## SET TASK
Print the records below exactly, from the line containing "Generate a web" down to the line containing "37.7, bottom: 321", both lines included, and omit every picture.

## DATA SUPPLIED
::::::::

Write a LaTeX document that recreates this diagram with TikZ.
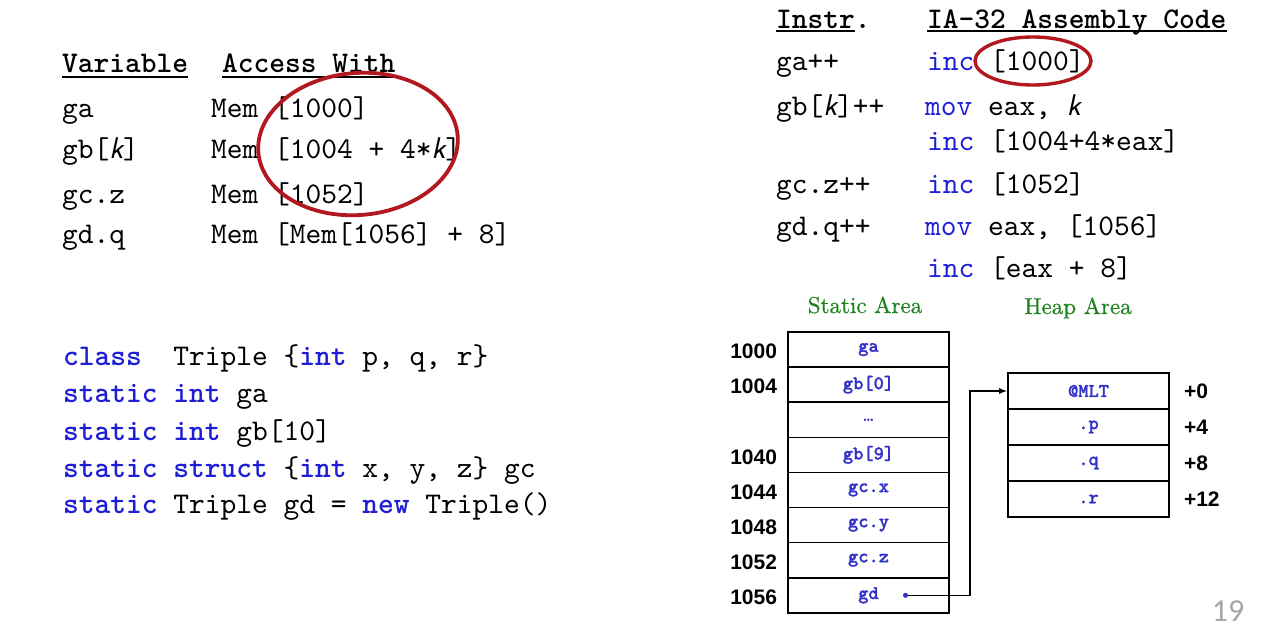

::::::::

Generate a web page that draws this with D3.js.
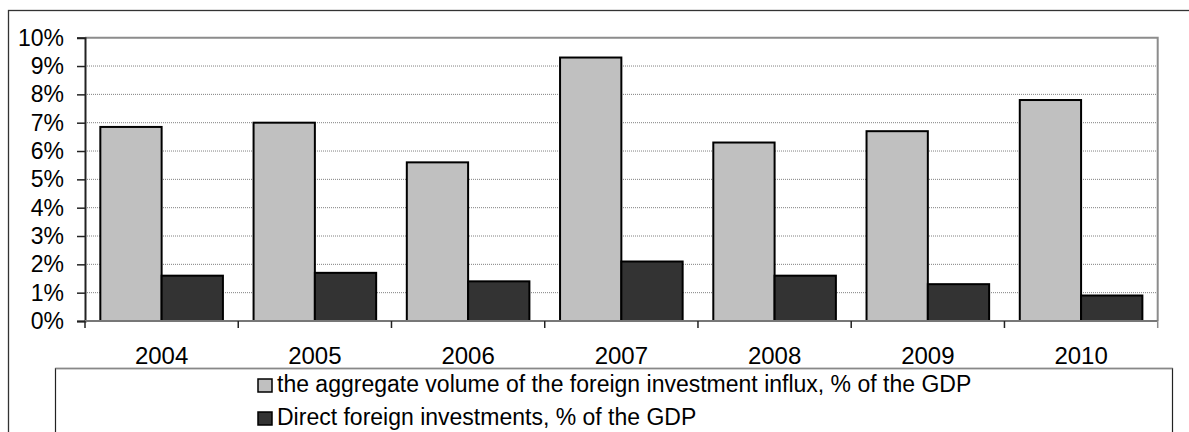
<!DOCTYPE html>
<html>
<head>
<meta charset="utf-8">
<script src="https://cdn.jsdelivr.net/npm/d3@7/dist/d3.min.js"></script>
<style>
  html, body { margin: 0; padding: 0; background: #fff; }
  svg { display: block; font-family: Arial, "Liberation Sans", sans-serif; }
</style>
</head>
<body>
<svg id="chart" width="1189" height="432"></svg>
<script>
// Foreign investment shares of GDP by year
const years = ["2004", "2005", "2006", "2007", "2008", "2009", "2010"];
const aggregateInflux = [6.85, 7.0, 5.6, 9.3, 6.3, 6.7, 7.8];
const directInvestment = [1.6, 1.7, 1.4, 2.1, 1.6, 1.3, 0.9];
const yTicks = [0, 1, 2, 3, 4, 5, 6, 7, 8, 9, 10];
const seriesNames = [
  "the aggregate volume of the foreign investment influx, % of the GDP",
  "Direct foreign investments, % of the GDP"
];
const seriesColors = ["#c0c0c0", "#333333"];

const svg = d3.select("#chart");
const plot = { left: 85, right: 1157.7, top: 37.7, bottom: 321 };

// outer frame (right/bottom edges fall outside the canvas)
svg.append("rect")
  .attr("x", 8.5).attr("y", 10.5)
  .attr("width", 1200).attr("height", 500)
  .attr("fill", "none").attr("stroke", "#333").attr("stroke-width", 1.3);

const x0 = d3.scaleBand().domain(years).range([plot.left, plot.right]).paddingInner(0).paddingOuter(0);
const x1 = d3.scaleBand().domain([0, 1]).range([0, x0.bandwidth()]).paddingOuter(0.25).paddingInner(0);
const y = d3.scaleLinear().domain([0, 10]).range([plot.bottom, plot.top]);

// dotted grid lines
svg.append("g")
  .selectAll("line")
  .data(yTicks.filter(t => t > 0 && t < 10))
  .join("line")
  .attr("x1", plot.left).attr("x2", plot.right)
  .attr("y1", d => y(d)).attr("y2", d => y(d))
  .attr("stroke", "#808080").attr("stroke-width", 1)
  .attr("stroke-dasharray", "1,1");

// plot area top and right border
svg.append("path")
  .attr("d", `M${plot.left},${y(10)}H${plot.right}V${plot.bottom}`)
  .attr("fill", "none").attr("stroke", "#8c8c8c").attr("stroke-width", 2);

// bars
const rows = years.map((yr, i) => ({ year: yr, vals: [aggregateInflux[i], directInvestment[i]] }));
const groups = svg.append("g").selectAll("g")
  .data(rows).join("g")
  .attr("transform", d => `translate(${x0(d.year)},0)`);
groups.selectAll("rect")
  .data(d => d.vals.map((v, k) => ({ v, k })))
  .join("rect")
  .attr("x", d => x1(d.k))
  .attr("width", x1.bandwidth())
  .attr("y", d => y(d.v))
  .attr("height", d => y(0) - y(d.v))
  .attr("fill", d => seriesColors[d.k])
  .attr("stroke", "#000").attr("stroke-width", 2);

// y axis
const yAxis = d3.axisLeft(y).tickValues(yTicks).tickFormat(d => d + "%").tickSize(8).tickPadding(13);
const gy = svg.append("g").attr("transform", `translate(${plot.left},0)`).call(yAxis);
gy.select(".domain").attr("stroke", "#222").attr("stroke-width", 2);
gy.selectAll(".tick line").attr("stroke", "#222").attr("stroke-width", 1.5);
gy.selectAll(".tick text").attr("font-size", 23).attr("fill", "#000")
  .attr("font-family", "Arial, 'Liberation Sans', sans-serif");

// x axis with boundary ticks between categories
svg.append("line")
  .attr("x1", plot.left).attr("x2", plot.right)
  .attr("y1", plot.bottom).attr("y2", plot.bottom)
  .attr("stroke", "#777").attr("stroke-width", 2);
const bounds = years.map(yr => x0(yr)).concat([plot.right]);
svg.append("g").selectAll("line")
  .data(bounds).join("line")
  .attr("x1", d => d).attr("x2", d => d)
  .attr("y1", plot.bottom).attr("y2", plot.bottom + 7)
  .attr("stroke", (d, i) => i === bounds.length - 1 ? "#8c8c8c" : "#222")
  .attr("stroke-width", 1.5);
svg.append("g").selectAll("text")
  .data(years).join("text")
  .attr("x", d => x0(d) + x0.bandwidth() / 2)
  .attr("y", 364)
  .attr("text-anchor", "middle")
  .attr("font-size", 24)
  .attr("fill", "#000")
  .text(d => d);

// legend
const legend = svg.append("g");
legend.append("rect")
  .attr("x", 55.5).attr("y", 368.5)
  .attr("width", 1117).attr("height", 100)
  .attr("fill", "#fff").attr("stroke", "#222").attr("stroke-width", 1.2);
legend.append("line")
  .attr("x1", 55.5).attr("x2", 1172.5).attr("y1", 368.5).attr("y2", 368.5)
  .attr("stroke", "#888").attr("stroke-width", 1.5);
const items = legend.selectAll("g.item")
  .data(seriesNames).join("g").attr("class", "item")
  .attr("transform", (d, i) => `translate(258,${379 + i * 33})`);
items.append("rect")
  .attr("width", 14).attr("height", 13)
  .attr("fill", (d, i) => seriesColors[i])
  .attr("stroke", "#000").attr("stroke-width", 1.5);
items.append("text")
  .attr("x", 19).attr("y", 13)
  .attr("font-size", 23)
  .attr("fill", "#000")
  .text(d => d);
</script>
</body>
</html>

::::::::

## ANSWER TO THIS EXERCISE
Generate a web page that draws this with D3.js.
<!DOCTYPE html>
<html>
<head>
<meta charset="utf-8">
<script src="https://cdn.jsdelivr.net/npm/d3@7/dist/d3.min.js"></script>
<style>
  html, body { margin: 0; padding: 0; background: #fff; }
  svg { display: block; font-family: Arial, "Liberation Sans", sans-serif; }
</style>
</head>
<body>
<svg id="chart" width="1189" height="432"></svg>
<script>
// Foreign investment shares of GDP by year
const years = ["2004", "2005", "2006", "2007", "2008", "2009", "2010"];
const aggregateInflux = [6.85, 7.0, 5.6, 9.3, 6.3, 6.7, 7.8];
const directInvestment = [1.6, 1.7, 1.4, 2.1, 1.6, 1.3, 0.9];
const yTicks = [0, 1, 2, 3, 4, 5, 6, 7, 8, 9, 10];
const seriesNames = [
  "the aggregate volume of the foreign investment influx, % of the GDP",
  "Direct foreign investments, % of the GDP"
];
const seriesColors = ["#c0c0c0", "#333333"];

const svg = d3.select("#chart");
const plot = { left: 85, right: 1157.7, top: 37.7, bottom: 321 };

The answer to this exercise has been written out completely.